Microsoft's quiet launch of a 24-hour support service for Office and PC security and maintenance has partners that sell similar services to small businesses wondering whether the software maker could become a competitor.

Smaller Microsoft partners have become suspicious of the company's every move since the summer, when it said that only Microsoft and a select group of 20 partners would handle the billing for subscribers of Office 365, leaving other resellers with only a small commission check for referring customers. The suite of online applications, which includes the Office productivity suite, SharePoint and Exchange, is part of Microsoft's move to the cloud, which experts believe is how software services will be accessed in the future.

Microsoft stoked the distrust of small business by launching the Answer Desk service without the usual fanfare of press releases and marketing that accompany a new product. While the service today appears targeted at consumers and people with home offices, a company of Microsoft's size could easily expand its reach into small businesses. "It just makes you nervous," Dave Sobel, chief executive of Fairfax, Va.-based reseller Evolve Technologies, said Friday.

Microsoft declined to discuss Answer Desk. "We have no additional plans to share at this time; stay tuned for more information," a spokesperson said in an e-mail.

Microsoft's secrecy has left partners to speculate on their own about its motives. "I certainly hope Microsoft is not creating an offering to compete with their partners," Marc Harrison, president of Manalapan, N.J.-based Silicon East, said. "That's the bottom line for everybody."

Brad Kowerchuk, president of Canadian reseller Bralin Technology Solutions, was less concerned. "This is Microsoft being Microsoft, which is to say the reason they probably can't tell you what their strategy is, is because they haven't figured it out yet," he said.

While Kowerchuk doesn't see Answer Desk as a threat, he says many resellers believe Microsoft's terms for selling Office 365 is an attempt to get between them and their customers. To resellers, Microsoft is sending the message: "Microsoft wants partners for when it's convenient to Microsoft," Kowerchuk said.

With Office 365, resellers have to bring customers to Microsoft or its so-called syndication partners, such as Gulf Breeze, Fla.-based AppRiver. In return, they get a small percentage of the monthly billing.

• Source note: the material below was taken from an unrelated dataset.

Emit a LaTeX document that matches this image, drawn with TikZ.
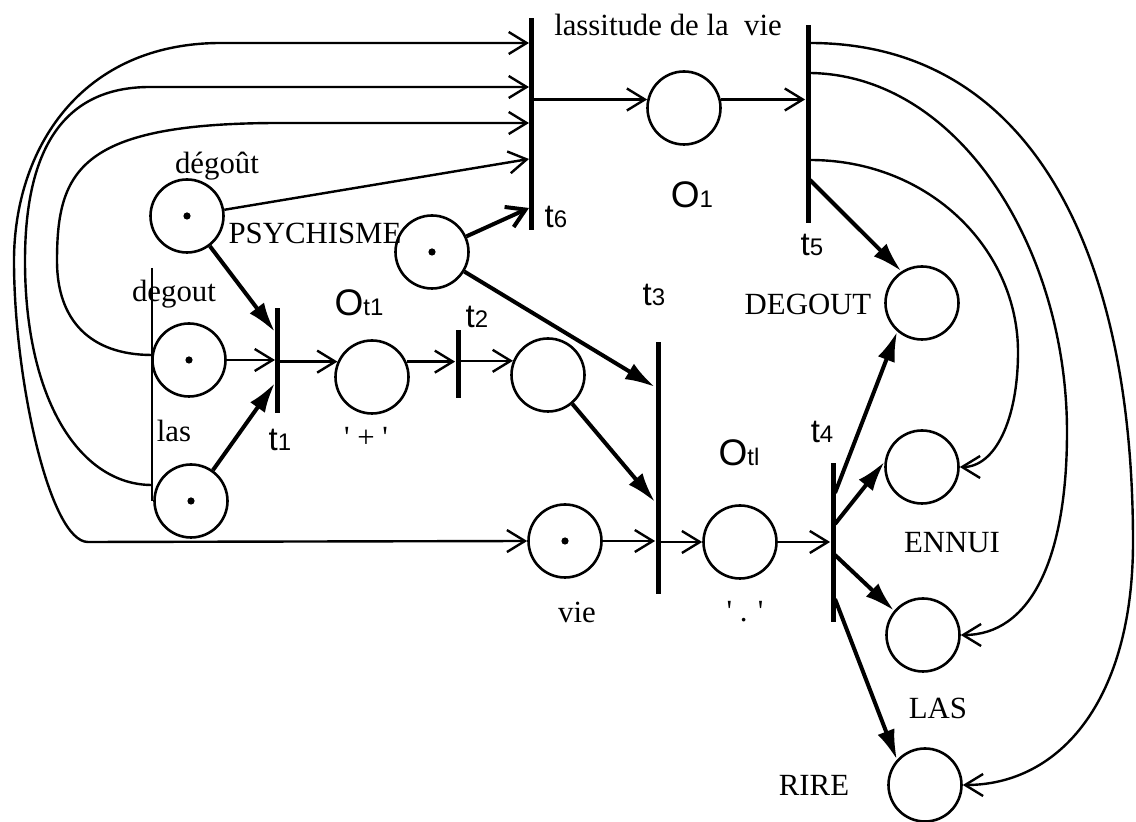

While Office 365 is firmly in the SMB market, Answer Desk appears more suited for consumers. Prices range from roughly $50 to $100 an hour for improving a PC's performance, malware removal and help with using Office applications.

Microsoft may have felt a need to sell services directly to customers to compete with Apple, Sobel said. If that's true then Microsoft should just tell its partners. "When they launch something like this and they don't tell you what they're doing with it, it makes you really nervous," he says. "Because they one thing you can't deal with is when you don't know."